I host several websites on Amazon EC2, and am unable to send email from there because all of my IPs are blacklisted. I've heard that all of Amazon's IPs get blacklisted automatically because they are the source of so much spam.

Right now I'm sending email from a physical server but am looking for a place where I can host a mail server without having to deal with physical hardware (the disk drives, they fail all the time!).

I can't use a hosted email solution because several of these websites send out forum messages using the from address of the person who posted the message. Most services require you to certify that you own the addresses you'll be sending from, so I need to control the mail server myself. I have sendmail (feel free to shudder here :) configured to only accept messages from certain IP addresses, so I don't have any open relays.

So, have you all had any trouble with being blacklisted? And do you see any problems with me being able to set this up on a Linode VPS?

Thanks!

janine

4 Replies

I managed to get myself blacklisted due to a stupid misconfiguration on my part, but that was my own problem and I dealt with it and moved on :)

In general, Linode should not be blacklisted. I think there was one blacklist that included them just because they didn't like the format that Linode used for their default RDNS, but luckily it wasn't a blacklist that had much credibility.

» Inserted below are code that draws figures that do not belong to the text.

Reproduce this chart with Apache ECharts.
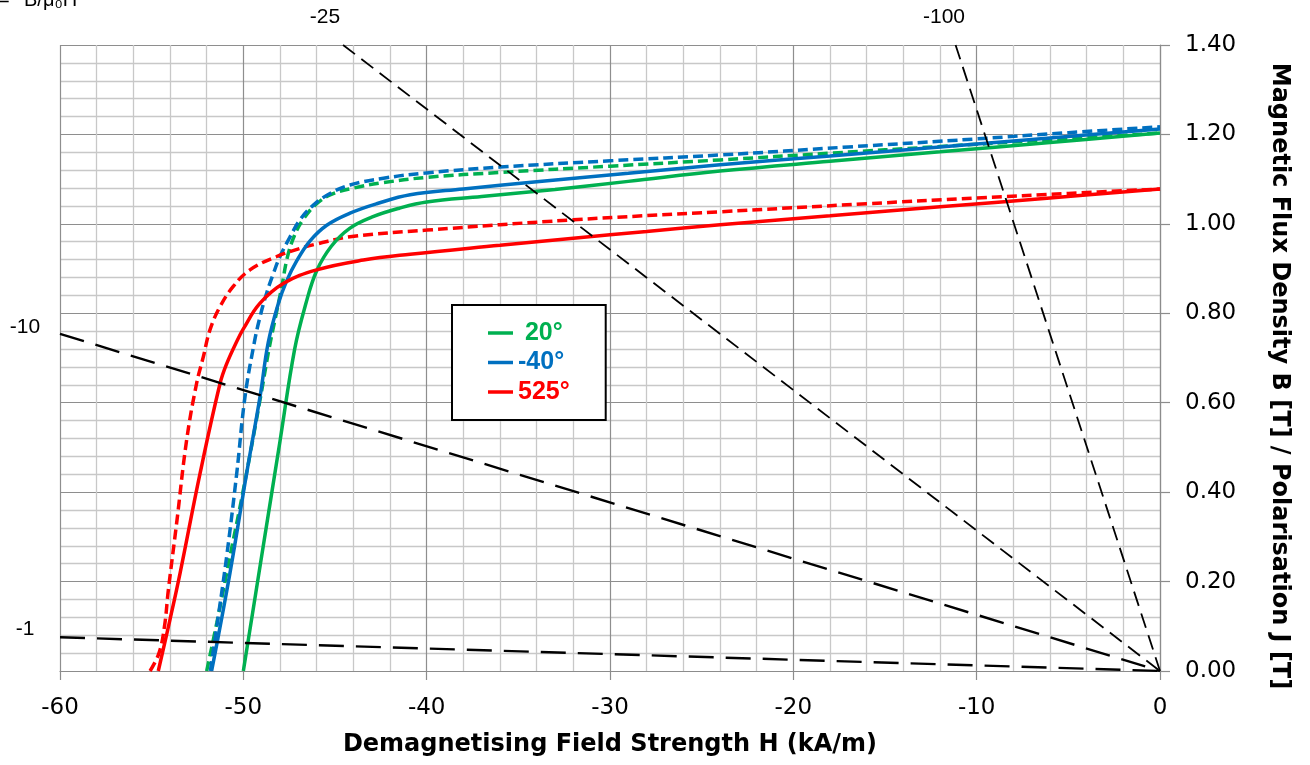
<!DOCTYPE html>
<html><head><meta charset="utf-8">
<script src="https://cdn.jsdelivr.net/npm/echarts@6/dist/echarts.min.js"></script>
<style>html,body{margin:0;padding:0;background:#fff}#c{width:1310px;height:765px}</style>
</head><body><div id="c"></div>
<script>
// ---- data (H in kA/m, B/J in T) ----
const tempNames = [' 20°', '-40°', '525°'];
const tempColors = ['#00B050', '#0070C0', '#FF0000'];

// 20° : flux density B (solid)
const g20BH = [-50, -49, -48, -47.2, -46.6, -46, -45.2, -44.2, -43, -41.5, -40, -37, -33, -29, -24, -18, -12, -6, 0];
const g20B  = [0, 0.257, 0.514, 0.72, 0.82, 0.895, 0.95, 0.99, 1.015, 1.035, 1.049, 1.061, 1.077, 1.095, 1.118, 1.14, 1.161, 1.182, 1.203];
// 20° : polarisation J (dashed)
const g20JH = [-52.0, -51.45, -50.73, -50.0, -49.09, -48.6, -48.2, -47.9, -47.6, -47.2, -46.7, -46.0, -45.2, -44.0, -42.4, -40, -36, -30, -24, -18, -12, -6, 0];
const g20J  = [0, 0.107, 0.256, 0.405, 0.606, 0.72, 0.80, 0.86, 0.925, 0.975, 1.012, 1.045, 1.066, 1.080, 1.092, 1.104, 1.115, 1.129, 1.143, 1.158, 1.173, 1.188, 1.203];

// -40° : B (solid)
const b40BH = [-51.73, -50.73, -49.82, -49.09, -48.64, -48.09, -47.64, -47.09, -46.36, -45.45, -44.18, -42.73, -40.9, -38, -34, -29, -24, -18, -12, -6, 0];
const b40B  = [0, 0.219, 0.442, 0.613, 0.735, 0.822, 0.872, 0.917, 0.962, 0.997, 1.024, 1.045, 1.065, 1.078, 1.094, 1.113, 1.132, 1.152, 1.172, 1.192, 1.212];
// -40° : J (dashed)
const b40JH = [-51.8, -51.42, -50.91, -50.36, -49.91, -49.4, -49.09, -48.73, -48.36, -48.0, -47.45, -46.91, -46.18, -45.27, -44.18, -42.36, -40, -36, -30, -24, -17, -10, -5, 0];
const b40J  = [0, 0.107, 0.256, 0.442, 0.613, 0.735, 0.792, 0.845, 0.889, 0.927, 0.971, 1.009, 1.042, 1.068, 1.087, 1.102, 1.114, 1.127, 1.141, 1.154, 1.172, 1.19, 1.204, 1.217];

// 525° : B (solid)
const r525BH = [-54.64, -54.0, -53.45, -52.36, -51.27, -50.9, -50.36, -50.0, -49.1, -47.8, -46.0, -43.45, -40.9, -36, -32, -28, -24, -18, -12, -6, 0];
const r525B  = [0, 0.115, 0.219, 0.442, 0.643, 0.688, 0.737, 0.765, 0.822, 0.867, 0.897, 0.919, 0.932, 0.952, 0.968, 0.983, 0.998, 1.018, 1.038, 1.058, 1.078];
// 525° : J (dashed)
const r525JH = [-55.09, -54.6, -54.3, -54.09, -53.64, -53.09, -52.55, -52.18, -51.82, -51.27, -50.55, -49.64, -48.18, -46.91, -46, -44.18, -40, -32, -24, -16, -10, -5, 0];
const r525J  = [0, 0.04, 0.1, 0.181, 0.33, 0.517, 0.643, 0.703, 0.763, 0.815, 0.86, 0.897, 0.927, 0.945, 0.955, 0.971, 0.986, 1.009, 1.027, 1.045, 1.058, 1.068, 1.078];

// permeance coefficient lines B/μ0H through the origin (end points)
const pcNames = ['-1', '-10', '-25', '-100'];
const pcH = [[-60, 0], [-60, 0], [-44.56, 0], [-11.15, 0]];
const pcB = [[0.0754, 0], [0.754, 0], [1.4, 0], [1.4, 0]];

const xMin = -60, xMax = 0, xStep = 10;
const yMin = 0, yMax = 1.4, yStep = 0.2;

// ---- chart ----
function pairs(h, b) { return h.map((x, i) => [x, b[i]]); }

const curveSets = [
  [g20JH, g20J, 0, true], [b40JH, b40J, 1, true], [r525JH, r525J, 2, true],
  [g20BH, g20B, 0, false], [b40BH, b40B, 1, false], [r525BH, r525B, 2, false]
];

const series = curveSets.map(([h, b, k, dashed]) => ({
  type: 'line',
  name: dashed ? tempNames[k] + ' J' : tempNames[k],
  data: pairs(h, b),
  showSymbol: false,
  smooth: 0.4,
  color: tempColors[k],
  lineStyle: { color: tempColors[k], width: 3.5, type: dashed ? [10, 5] : 'solid', cap: 'butt' },
  silent: true,
  z: 3
}));

pcNames.forEach((n, i) => {
  const steep = i >= 2;
  series.push({
    type: 'line',
    name: 'Pc ' + n,
    data: pairs(pcH[i], pcB[i]),
    showSymbol: false,
    lineStyle: { color: '#000', width: steep ? 1.8 : 2.4, type: steep ? [15, 8] : [25, 12] },
    silent: true,
    z: 4
  });
});

const gridCol = '#c8c8c8', majorCol = '#8e8e8e';
const option = {
  animation: false,
  backgroundColor: '#fff',
  grid: { left: 60, right: 150, top: 45, bottom: 94, containLabel: false },
  xAxis: {
    type: 'value', min: xMin, max: xMax, interval: xStep,
    name: 'Demagnetising Field Strength H (kA/m)',
    nameLocation: 'middle', nameGap: 62,
    nameTextStyle: { fontFamily: 'DejaVu Sans', fontWeight: 'bold', fontSize: 24, color: '#000' },
    axisLine: { show: true, onZero: false, lineStyle: { color: '#8c8c8c', width: 1.2 } },
    axisTick: { show: true, length: 9, lineStyle: { color: '#8c8c8c', width: 1.2 } },
    axisLabel: { margin: 26, fontFamily: 'DejaVu Sans', fontSize: 23, color: '#000' },
    splitLine: { show: true, lineStyle: { color: majorCol, width: 1.2 } },
    minorTick: { show: false, splitNumber: 5 },
    minorSplitLine: { show: true, lineStyle: { color: gridCol, width: 1.3 } }
  },
  yAxis: {
    type: 'value', min: yMin, max: yMax, interval: yStep, position: 'right',
    axisLine: { show: true, lineStyle: { color: '#8c8c8c', width: 1.2 } },
    axisTick: { show: true, length: 10, lineStyle: { color: '#8c8c8c', width: 1.2 } },
    axisLabel: { margin: 25, fontFamily: 'DejaVu Sans', fontSize: 23, color: '#000',
      formatter: v => v.toFixed(2) },
    splitLine: { show: true, lineStyle: { color: majorCol, width: 1.2 } },
    minorTick: { show: false, splitNumber: 5 },
    minorSplitLine: { show: true, lineStyle: { color: gridCol, width: 1.3 } }
  },
  legend: {
    orient: 'vertical', left: 452, top: 305,
    data: tempNames.map((n, k) => ({ name: n, textStyle: { color: tempColors[k] } })),
    icon: 'rect', itemWidth: 25, itemHeight: 3.5, itemGap: 4.5,
    padding: [15.5, 36, 15.5, 36],
    backgroundColor: '#fff', borderColor: '#000', borderWidth: 2,
    textStyle: { fontFamily: 'Liberation Sans', fontWeight: 'bold', fontSize: 25, lineHeight: 25 },
    selectedMode: false
  },
  graphic: [
    { type: 'text', x: -2, y: 0, style: { text: '=', font: '20px "Liberation Sans"', fill: '#000', verticalAlign: 'middle' } },
    { type: 'text', x: 24, y: 0, style: { text: 'B/μ₀H', font: '20px "Liberation Sans"', fill: '#000', verticalAlign: 'middle' } },
    { type: 'text', x: 325, y: 17, style: { text: '-25', font: '21px "Liberation Sans"', fill: '#000', align: 'center', verticalAlign: 'middle' } },
    { type: 'text', x: 944, y: 17, style: { text: '-100', font: '21px "Liberation Sans"', fill: '#000', align: 'center', verticalAlign: 'middle' } },
    { type: 'text', x: 25, y: 327, style: { text: '-10', font: '21px "Liberation Sans"', fill: '#000', align: 'center', verticalAlign: 'middle' } },
    { type: 'text', x: 25, y: 629, style: { text: '-1', font: '21px "Liberation Sans"', fill: '#000', align: 'center', verticalAlign: 'middle' } },
    { type: 'text', x: 1279, y: 376, rotation: -Math.PI / 2,
      style: { text: 'Magnetic Flux Density B [T] / Polarisation J [T]', font: 'bold 24px "DejaVu Sans"', fill: '#000', align: 'center', verticalAlign: 'middle' } }
  ],
  series
};

const chart = echarts.init(document.getElementById('c'), null, { renderer: 'canvas' });
chart.setOption(option);
</script>
</body></html>
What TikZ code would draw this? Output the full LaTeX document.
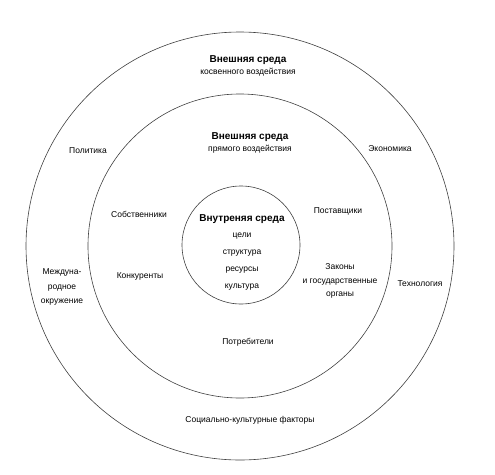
\documentclass[tikz,border=0pt]{standalone}
\usepackage{fontspec}
\setmainfont{Liberation Sans}
\usetikzlibrary{positioning}
\tikzset{
  ring/.style   = {draw=black!75, circle, line width=0.6pt, inner sep=0pt},
  title/.style  = {align=center, font=\fontsize{10}{11}\selectfont\bfseries, inner sep=1pt},
  factor/.style = {align=center, font=\fontsize{8.5}{14.5}\selectfont, inner sep=1pt},
}
\begin{document}
\begin{tikzpicture}[x=1pt, y=-1pt]
  \useasboundingbox (0,0) rectangle (495,474);
  % rings
  \node[ring, minimum size=428pt] (outer) at (240,246) {};
  \node[ring, minimum size=304pt] (middle) at (240,246) {};
  \node[ring, minimum size=118pt] (inner) at (241,245) {};

  % outer ring
  \node[title]  (outT)  at (248,60) {Внешняя среда};
  \node[factor, below=1pt of outT] (outS) {косвенного воздействия};
  \node[factor] (pol)  at (88,151)  {Политика};
  \node[factor] (eco)  at (390,149) {Экономика};
  \node[factor] (mezh) at (62,287)  {Междуна-\\родное\\окружение};
  \node[factor] (tech) at (420,284) {Технология};
  \node[factor] (soc)  at (250,420) {Социально-культурные факторы};

  % middle ring
  \node[title]  (midT) at (250,137) {Внешняя среда};
  \node[factor, below=1pt of midT] (midS) {прямого воздействия};
  \node[factor] (sobst) at (139,214) {Собственники};
  \node[factor] (konk)  at (140,276) {Конкуренты};
  \node[factor] (post)  at (338,211) {Поставщики};
  \node[factor, font=\fontsize{8.5}{13.5}\selectfont] (zak) at (340,281) {Законы\\и государственные\\органы};
  \node[factor] (potr)  at (248,342) {Потребители};

  % inner circle
  \node[title]  (inT) at (242,219) {Внутреняя среда};
  \node[factor, font=\fontsize{8.5}{17}\selectfont] (inL) at (242,262) {цели\\структура\\ресурсы\\культура};
\end{tikzpicture}
\end{document}
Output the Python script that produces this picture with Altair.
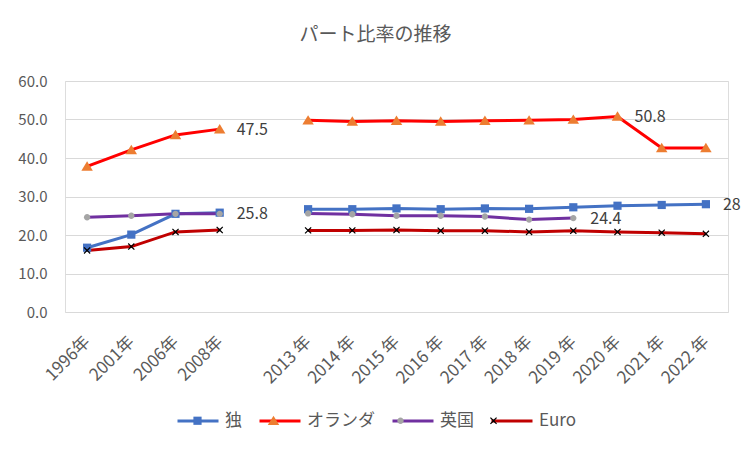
import altair as alt
import pandas as pd

years = ["1996年", "2001年", "2006年", "2008年", " ",
         "2013 年", "2014 年", "2015 年", "2016 年", "2017 年",
         "2018 年", "2019 年", "2020 年", "2021 年", "2022 年"]
segments = [0, 0, 0, 0, None, 1, 1, 1, 1, 1, 1, 1, 1, 1, 1]

series_names = ["独", "オランダ", "英国", "Euro"]
germany = [16.7, 20.1, 25.5, 25.8, None, 26.7, 26.7, 26.9, 26.7, 26.9, 26.8, 27.2, 27.6, 27.8, 28.0]
netherlands = [37.8, 42.1, 46.0, 47.5, None, 49.8, 49.5, 49.7, 49.5, 49.7, 49.8, 50.0, 50.8, 42.6, 42.6]
uk = [24.6, 25.0, 25.5, 25.5, None, 25.6, 25.4, 25.0, 25.0, 24.8, 24.0, 24.4, None, None, None]
euro = [16.0, 17.0, 20.8, 21.3, None, 21.2, 21.2, 21.3, 21.1, 21.1, 20.8, 21.1, 20.8, 20.6, 20.3]

label_series = ["オランダ", "独", "オランダ", "英国", "独"]
label_years = ["2008年", "2008年", "2020 年", "2019 年", "2022 年"]
label_texts = ["47.5", "25.8", "50.8", "24.4", "28"]

line_colors = ["#4472C4", "#FF0000", "#7030A0", "#C00000"]
marker_colors = ["#4472C4", "#ED7D31", "#A5A5A5", "#000000"]
line_widths = [3, 3, 1.5, 1.5]
marker_shapes = [
    "M-0.2,-0.2H0.2V0.2H-0.2Z",
    "M0,-0.25L0.28,0.21L-0.28,0.21Z",
    "M-0.155,0A0.155,0.155 0 1,0 0.155,0A0.155,0.155 0 1,0 -0.155,0Z",
    "M-0.13,-0.17L0,-0.045L0.13,-0.17L0.17,-0.13L0.045,0L0.17,0.13L0.13,0.17L0,0.045L-0.13,0.17L-0.17,0.13L-0.045,0L-0.17,-0.13Z",
]

rows = []
for name, vals in zip(series_names, [germany, netherlands, uk, euro]):
    for i, (yr, v) in enumerate(zip(years, vals)):
        if v is None:
            continue
        rows.append({"series": name, "marker": name, "year": yr, "value": v,
                     "seg": segments[i], "order": series_names.index(name)})
df = pd.DataFrame(rows)

lab_rows = []
for s, yr, t in zip(label_series, label_years, label_texts):
    v = df[(df.series == s) & (df.year == yr)]["value"].iloc[0]
    lab_rows.append({"series": s, "year": yr, "value": v, "label": t})
ldf = pd.DataFrame(lab_rows)

FONT = "Noto Sans CJK JP"

x_enc = alt.X("year:N", sort=years,
              scale=alt.Scale(type="point", domain=years, padding=0.5),
              axis=alt.Axis(title=None, labelAngle=-45, labelAlign="right",
                            labelBaseline="middle", labelPadding=27,
                            ticks=False, domain=False, grid=False,
                            labelFontSize=17, labelColor="#595959", labelFont=FONT))
y_enc = alt.Y("value:Q",
              scale=alt.Scale(domain=[0, 60], nice=False, zero=True),
              axis=alt.Axis(title=None, values=[0, 10, 20, 30, 40, 50, 60], format=".1f",
                            ticks=False, domain=False, grid=True, gridColor="#D9D9D9",
                            labelPadding=18, labelFontSize=15, labelColor="#595959",
                            labelFont=FONT))

SYM = 1681
leg_common = dict(title=None, orient="none", direction="horizontal",
                  legendX=111, legendY=318, symbolSize=SYM, labelFontSize=17,
                  labelFont=FONT, labelColor="#595959", labelOffset=5,
                  columnPadding=11, padding=0, columns=4)

line_legend = alt.Legend(symbolType="stroke", **leg_common)
point_legend = alt.Legend(labelOpacity=0, **leg_common)

lines = alt.Chart(df).mark_line().encode(
    x=x_enc, y=y_enc,
    color=alt.Color("series:N", scale=alt.Scale(domain=series_names, range=line_colors),
                    legend=line_legend),
    strokeWidth=alt.StrokeWidth("series:N",
                                scale=alt.Scale(domain=series_names, range=line_widths),
                                legend=line_legend),
    detail="seg:N",
    order="order:Q",
)

points = alt.Chart(df).mark_point(filled=True, size=SYM, opacity=1).encode(
    x=x_enc, y=y_enc,
    fill=alt.Fill("marker:N", scale=alt.Scale(domain=series_names, range=marker_colors),
                  legend=point_legend),
    shape=alt.Shape("marker:N", scale=alt.Scale(domain=series_names, range=marker_shapes),
                    legend=point_legend),
    order="order:Q",
)

texts = alt.Chart(ldf).mark_text(align="left", baseline="middle", dx=17, dy=1,
                                 fontSize=16, color="#404040", font=FONT).encode(
    x=x_enc, y=y_enc, text="label:N"
)

chart = alt.layer(lines, points, texts).resolve_scale(
    color="independent", fill="independent", shape="independent", strokeWidth="independent"
).properties(
    width=663, height=231,
    title=alt.TitleParams("パート比率の推移", fontSize=19, color="#595959", font=FONT,
                          fontWeight="normal", anchor="middle", dx=-21, offset=10,
                          baseline="bottom"),
    autosize=alt.AutoSizeParams(type="none"),
    padding={"left": 57, "top": 73, "right": 16, "bottom": 132},
).configure_view(stroke=None).configure(background="white")

chart.save("out.html", embed_options={"renderer": "svg", "actions": False})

http://multirbl.valli.org/

Enter an IP address here to test it against all possible DNS blacklists. For example, my Linode IP address 173.255.208.9 is listed in only blackholes.five-ten-sg.com apparently because they dislike the entire /24 subnet. AFAIK that isn't a very safe DNSBL so I'm not too worried about it.

@janineanne:

send out forum messages using the from address of the person who posted the message.
There is a reason hosted email services won't let you do this, but unless you manage to get yourself blacklisted the linode IP's are usually pretty clean. Every once in a while they end up in UCEPROTECT levels 2 and 3, but nobody in their right mind would be using those to reject email.

@Stever:

@janineanne:

send out forum messages using the from address of the person who posted the message.
There is a reason hosted email services won't let you do this

Well yes, but as far as I know as long as the mail server is set up to only accept email from known servers then it's equally secure. All bets are off if the sending server gets hacked anyway; a spammer can send merrily away using the approved from addresses.

Thanks for the replies, everyone; I signed up and will give it a try.